Autant en emporte le vent - de Victor Fleming - Critique

Autant en emporte le vent - de Victor Fleming - Critique

      Un jour ou l'autre, il fallait que je découvre enfin l'un des plus grands films de tous les temps, ce chef d'œuvre monumental et absolu que tout cinéphile se doit de contempler et d'aduler. Je préfère prévenir : je n'utiliserai aucun superlatif de ce genre pour décrire mon expérience face aux 3h53 de Autant en emporte le vent. A vrai dire, je suis passablement surpris que le film figure dans le top 250 d'IMDb et qu'il soit considéré par presque tout le monde comme une œuvre culte et magnifique. Autant je peux comprendre qu'en 1939, le film ait suscité des vagues d'émerveillement, autant j'ai du mal à expliquer comment ce pamphlet raciste voire sexiste puisse être acclamé en 2023. 

 

      Est-ce que les gens l'acclament parce qu'ils considèrent réellement que c'est une belle histoire romantique sur fond de guerre de Sécession, ou est-ce juste parce que critiquer un "monument du cinéma reconnu par tous" est un peu embarrassant ? Je n'en sais rien, mais pour ma part je m'en fous : sans trouver Autant en emporte le vent complètement gerbant, je ne parviens pas à excuser ou justifier ses propos douteux. 

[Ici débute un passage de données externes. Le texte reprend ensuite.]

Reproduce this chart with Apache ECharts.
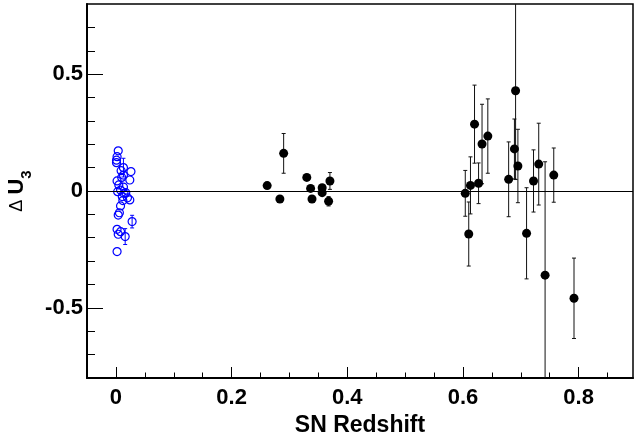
<!DOCTYPE html>
<html>
<head>
<meta charset="utf-8">
<script src="https://cdn.jsdelivr.net/npm/echarts@6/dist/echarts.min.js"></script>
<style>
  html, body { margin: 0; padding: 0; background: #fff; }
  #main { width: 635px; height: 437px; }
</style>
</head>
<body>
<div id="main"></div>
<script>
// low-z sample (blue open circles)
var blueZ   = [0.004, 0.002, 0.001, 0.001, 0.009, 0.026, 0.013, 0.024, 0.002, 0.005,
               0.013, 0.017, 0.003, 0.011, 0.020, 0.024, 0.012, 0.008, 0.006, 0.004,
               0.028, 0.002, 0.008, 0.004, 0.016, 0.002, 0.013, 0.008, 0.014, 0.010];
var blueDU  = [0.172, 0.147, 0.121, 0.132, 0.087, 0.083, 0.068, 0.047, 0.043, 0.026,
               0.017, -0.007, -0.003, -0.024, -0.029, -0.038, -0.041, -0.064, -0.093, -0.103,
               -0.131, -0.164, -0.174, -0.185, -0.195, -0.259, 0.100, 0.004, -0.010, 0.058];
var blueErr = [0, 0, 0, 0, 0, 0, 0, 0, 0, 0,
               0, 0, 0, 0, 0, 0, 0, 0, 0, 0,
               0.027, 0, 0, 0, 0.034, 0, 0.040, 0, 0, 0];

// high-z sample (black filled circles)
var blackZ   = [0.2615, 0.2835, 0.290, 0.330, 0.3366, 0.339, 0.3566, 0.3566, 0.370, 0.3677,
                0.604, 0.610, 0.613, 0.620, 0.627, 0.633, 0.643, 0.679, 0.689, 0.691,
                0.695, 0.710, 0.722, 0.731, 0.742, 0.757, 0.792];
var blackDU  = [0.023, -0.034, 0.161, 0.058, 0.011, -0.034, 0.014, -0.007, 0.043, -0.044,
                -0.010, -0.184, 0.024, 0.286, 0.033, 0.201, 0.235, 0.050, 0.180, 0.429,
                0.107, -0.181, 0.043, 0.115, -0.360, 0.068, -0.459];
var blackErr = [0, 0, 0.085, 0, 0, 0, 0, 0, 0.036, 0.020,
                0.098, 0.137, 0.122, 0.167, 0.087, 0.170, 0.159, 0.160, 0.128, 0.380,
                0.157, 0.195, 0.133, 0.175, 0.485, 0.116, 0.172];

var xMajorTicks = [0, 0.2, 0.4, 0.6, 0.8];
var xMinorTicks = [0.05, 0.1, 0.15, 0.25, 0.3, 0.35, 0.45, 0.5, 0.55, 0.65, 0.7, 0.75, 0.85];
var yMajorTicks = [-0.5, 0, 0.5];
var yMinorTicks = [-0.7, -0.6, -0.4, -0.3, -0.2, -0.1, 0.1, 0.2, 0.3, 0.4, 0.6, 0.7];

var xMin = -0.05, xMax = 0.894;
var yMin = -0.8, yMax = 0.8;
var font = '"Liberation Sans", Arial, Helvetica, sans-serif';

var chart = echarts.init(document.getElementById('main'), null, { renderer: 'canvas' });

function pack(xs, ys, es) {
  return xs.map(function (x, i) { return [x, ys[i], es[i]]; });
}

// vertical error bar with small caps, clipped to the frame
function errorBars(color) {
  return function (params, api) {
    var x = api.value(0), y = api.value(1), e = api.value(2);
    if (!e) return;
    var hi = Math.min(y + e, yMax), lo = Math.max(y - e, yMin);
    var top = api.coord([x, hi]);
    var bot = api.coord([x, lo]);
    var style = { stroke: color, lineWidth: 1 };
    var children = [{ type: 'line', shape: { x1: top[0], y1: top[1], x2: bot[0], y2: bot[1] }, style: style }];
    if (y + e <= yMax) {
      children.push({ type: 'line', shape: { x1: top[0] - 2, y1: top[1], x2: top[0] + 2, y2: top[1] }, style: style });
    }
    if (y - e >= yMin) {
      children.push({ type: 'line', shape: { x1: bot[0] - 2, y1: bot[1], x2: bot[0] + 2, y2: bot[1] }, style: style });
    }
    return { type: 'group', children: children };
  };
}

var option = {
  animation: false,
  grid: {
    left: 87, right: 2, top: 4, bottom: 59,
    outerBoundsMode: 'none', containLabel: false,
    show: true, borderColor: '#000', borderWidth: 1.5, backgroundColor: 'transparent'
  },
  xAxis: [
    {
      type: 'value', min: xMin, max: xMax, position: 'bottom',
      name: 'SN Redshift', nameLocation: 'middle', nameGap: 19,
      nameTextStyle: { fontFamily: font, fontWeight: 'bold', fontSize: 23, color: '#000' },
      axisLine: { show: true, onZero: false, lineStyle: { color: '#000', width: 2 } },
      axisTick: { show: true, inside: true, length: 11, customValues: xMajorTicks, lineStyle: { color: '#000', width: 1 } },
      axisLabel: { customValues: xMajorTicks, margin: 9, fontFamily: font, fontWeight: 'bold', fontSize: 22, color: '#000' },
      splitLine: { show: false }
    },
    {
      type: 'value', min: xMin, max: xMax, position: 'bottom',
      axisLine: { show: false, onZero: false },
      axisTick: { show: true, inside: true, length: 5.5, customValues: xMinorTicks, lineStyle: { color: '#000', width: 1 } },
      axisLabel: { show: false },
      splitLine: { show: false }
    }
  ],
  yAxis: [
    {
      type: 'value', min: yMin, max: yMax, position: 'left',
      name: '{d|Δ }{u|U}{s|3}', nameLocation: 'middle', nameGap: 52, nameRotate: 90,
      nameTextStyle: {
        color: '#000',
        rich: {
          d: { fontFamily: font, fontSize: 18, fontWeight: 'normal', color: '#000', lineHeight: 34, verticalAlign: 'middle' },
          u: { fontFamily: font, fontSize: 22, fontWeight: 'bold', color: '#000', lineHeight: 34, verticalAlign: 'middle' },
          s: { fontFamily: font, fontSize: 15, fontWeight: 'bold', color: '#000', lineHeight: 34, verticalAlign: 'bottom' }
        }
      },
      axisLine: { show: true, onZero: false, lineStyle: { color: '#000', width: 2 } },
      axisTick: { show: true, inside: true, length: 16, customValues: yMajorTicks, lineStyle: { color: '#000', width: 1 } },
      axisLabel: { customValues: yMajorTicks, margin: 4, fontFamily: font, fontWeight: 'bold', fontSize: 22, color: '#000' },
      splitLine: { show: false }
    },
    {
      type: 'value', min: yMin, max: yMax, position: 'left',
      axisLine: { show: false, onZero: false },
      axisTick: { show: true, inside: true, length: 8, customValues: yMinorTicks, lineStyle: { color: '#000', width: 1 } },
      axisLabel: { show: false },
      splitLine: { show: false }
    }
  ],
  series: [
    {
      type: 'custom', name: 'blueErr', renderItem: errorBars('#0000ff'),
      data: pack(blueZ, blueDU, blueErr), encode: { x: 0, y: 1 }, z: 2, silent: true
    },
    {
      type: 'custom', name: 'blackErr', renderItem: errorBars('#111'),
      data: pack(blackZ, blackDU, blackErr), encode: { x: 0, y: 1 }, z: 2, silent: true
    },
    {
      type: 'scatter', name: 'low z', symbol: 'circle', symbolSize: 8,
      data: pack(blueZ, blueDU, blueErr), z: 3,
      itemStyle: { color: 'transparent', borderColor: '#0000ff', borderWidth: 1.2, opacity: 1 }
    },
    {
      type: 'scatter', name: 'high z', symbol: 'circle', symbolSize: 9,
      data: pack(blackZ, blackDU, blackErr), z: 3,
      itemStyle: { color: '#000', opacity: 1 },
      markLine: {
        silent: true, symbol: 'none', label: { show: false },
        lineStyle: { color: '#000', width: 1, type: 'solid' },
        data: [{ yAxis: 0 }]
      }
    }
  ]
};

chart.setOption(option);
</script>
</body>
</html>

Tags Critique analyse explication du film

Autant en emporte le vent - de Victor Fleming - Critique
Autant en emporte le vent - de Victor Fleming - Critique

      Je vais tout de même commencer par les points positifs, car il y en a évidemment. Difficile d'obtenir 8 Oscars sans avoir un minimum de prestige, et il faut admettre que d'un point de vue strictement visuel et technique, Autant en emporte le vent en jette plein des yeux. Si on cherche du grand spectacle, on est effectivement servis avec des couleurs magnifiques pour l'un des tous premiers films en Technicolor (ce qui a participé à sa réputation). Certains plans sont d'une beauté à couper le souffle et j'ai parfois eu du mal à réaliser que le film ait été tourné il y a 85 ans. Les lumières comme les couleurs sont éclatantes et le film est objectivement très beau et très agréable pour l'œil. Ces qualités plastiques permettent de ne pas voir passer les 4 heures, notamment lors de séquences grandioses comme celle de l'incendie. 

 

      Niveau casting, il n'y a pas, non plus, grand chose à reprocher à Autant en emporte le vent. Et c'est ici que s'arrêtent mes compliments pour le film. Disons que les actrices et acteurs incarnent parfaitement des personnages problématiques, et c'est tout ce qui m'a profondément gêné dans ce film. On cite trop souvent l'Oscar attribué à Hattie McDaniel (première femme noire à décrocher la récompense) comme justification du fait que le film a été une avancée pour les Noirs dans le monde du cinéma. Malheureusement, elle obtint cet Oscar pour un rôle stéréotypé au possible, voire dégradant puisque Mammy est l'incarnation même de l'esclave ravie de sa condition. Certains têtus pourront objecter que le problème est le même sur des films comme Django Unchained, où Samuel L. Jackson a été nommé et récompensé pour son rôle, sauf que le propos de Django Unchained était très clair du début à la fin. Autant en emporte le vent ne peut pas en dire autant...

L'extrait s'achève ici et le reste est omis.